I had been having a bit of sinus pressure for several days, but who doesn’t have sinus pressure in the winter? It turns out I had a temperature of 102; I was actually sick. This may help explain the coughing that had kept me awake for several nights.
I had already had to see our cardiologist friend Louis to get my blood pressure under control early in my New Orleans stay. I now wasn’t sure I’d be well enough to head home without seeing our friendly pulmonologist friend Elaine. I was scheduled for testing, in Tennessee, on Tuesday to see if the Tennessee cardiologist could pinpoint the reason for my blood pressure spikes. I really had to get home for that. It was time for massive doses of Ibuprophen, Benadryl, and a good night’s sleep.

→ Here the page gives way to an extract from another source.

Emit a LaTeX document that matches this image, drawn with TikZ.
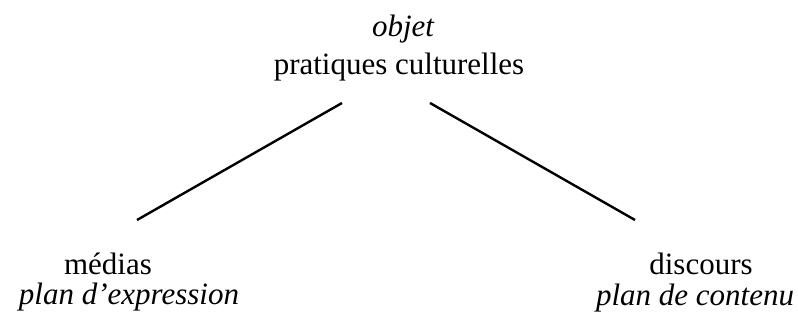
\documentclass[tikz,border=0pt]{standalone}
\usepackage{fontspec}
\setmainfont{Liberation Serif}
\usetikzlibrary{positioning,calc}
\tikzset{
  term/.style={anchor=base,inner sep=0pt,font=\fontsize{31}{35}\selectfont},
  plan/.style={term,font=\fontsize{31}{35}\selectfont\itshape},
  branch/.style={line width=2.4pt,black},
}

\begin{document}
\begin{tikzpicture}[x=1pt,y=1pt]
  \useasboundingbox (0,0) rectangle (798,320);
  % top: the object
  \node[plan] (obj) at (403,283) {objet};
  \node[term] (prat) at ([xshift=-4pt,yshift=-38pt]obj.base) {pratiques culturelles};
  % bottom left and right
  \node[term] (med) at (108,45) {médias};
  \node[plan] (medPlan) at ([xshift=21pt,yshift=-30pt]med.base) {plan d’expression};
  \node[term] (disc) at (701,45) {discours};
  \node[plan] (discPlan) at ([xshift=-6pt,yshift=-31pt]disc.base) {plan de contenu};
  % ends of the two branches
  \coordinate (pratL) at (342,217);
  \coordinate (pratR) at (430,217);
  \coordinate (medT) at (137,100);
  \coordinate (discT) at (635,100);
  \draw[branch] (pratL) -- (medT);
  \draw[branch] (pratR) -- (discT);
\end{tikzpicture}
\end{document}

Sunday, I felt well enough to finish packing the van, making sure the ice chest was accessible. There were still New Orleans groceries to haul home. My stop at Rouse’s Super Market supplied the rest of the ballast needed for good traction on the highway home. Richard had requested muffalettas and king cake to serve our Coker Creek crowd. I knew Adam and Josie would want to accompany their king cake with café au lait, so this required a pound of coffee and chicory.
No trip south is complete without bringing home head-on Gulf shrimp; I bought twenty-five pounds. And I couldn’t resist a few other South Louisiana originals, like Italian olive salad and Creole cream cheese. Fully loaded, I drove until dark; this got me within three hours of Coker Creek. I checked into a motel knowing that I could sleep in and still get home for a late lunch.
I’ve made this trip many times, but I’d forgotten that a rock slide had closed part of my familiar route. Our navigation system was in Richard’s vehicle, so this left me to use my own sense of direction. My father said I was the daughter of an Indian Princess and a drunken Irishman. My sense of direction was definitely not inherited from my Indian princess mother. I think it came from my drunken Irish father. I wasn’t drunk, but I could have been for all the getting lost I did within twenty miles of our holler.
I definitely took the scenic route. I saw waterfalls that I’d never seen before and went off-roading on what had been roads before our winter rains. I eventually slid into home plate before dusk, with my van covered in half the mud between here and Reliance.
All we had time to do was haul in the goodies and groceries before I collapsed on the couch. The next morning, we were off to Maryville for a day at the doctor’s. With a van full of prescription medications for our various old-people ailments, we’re ready to hunker down in our bunker to wait out the winter -- until I head back to New Orleans, that is.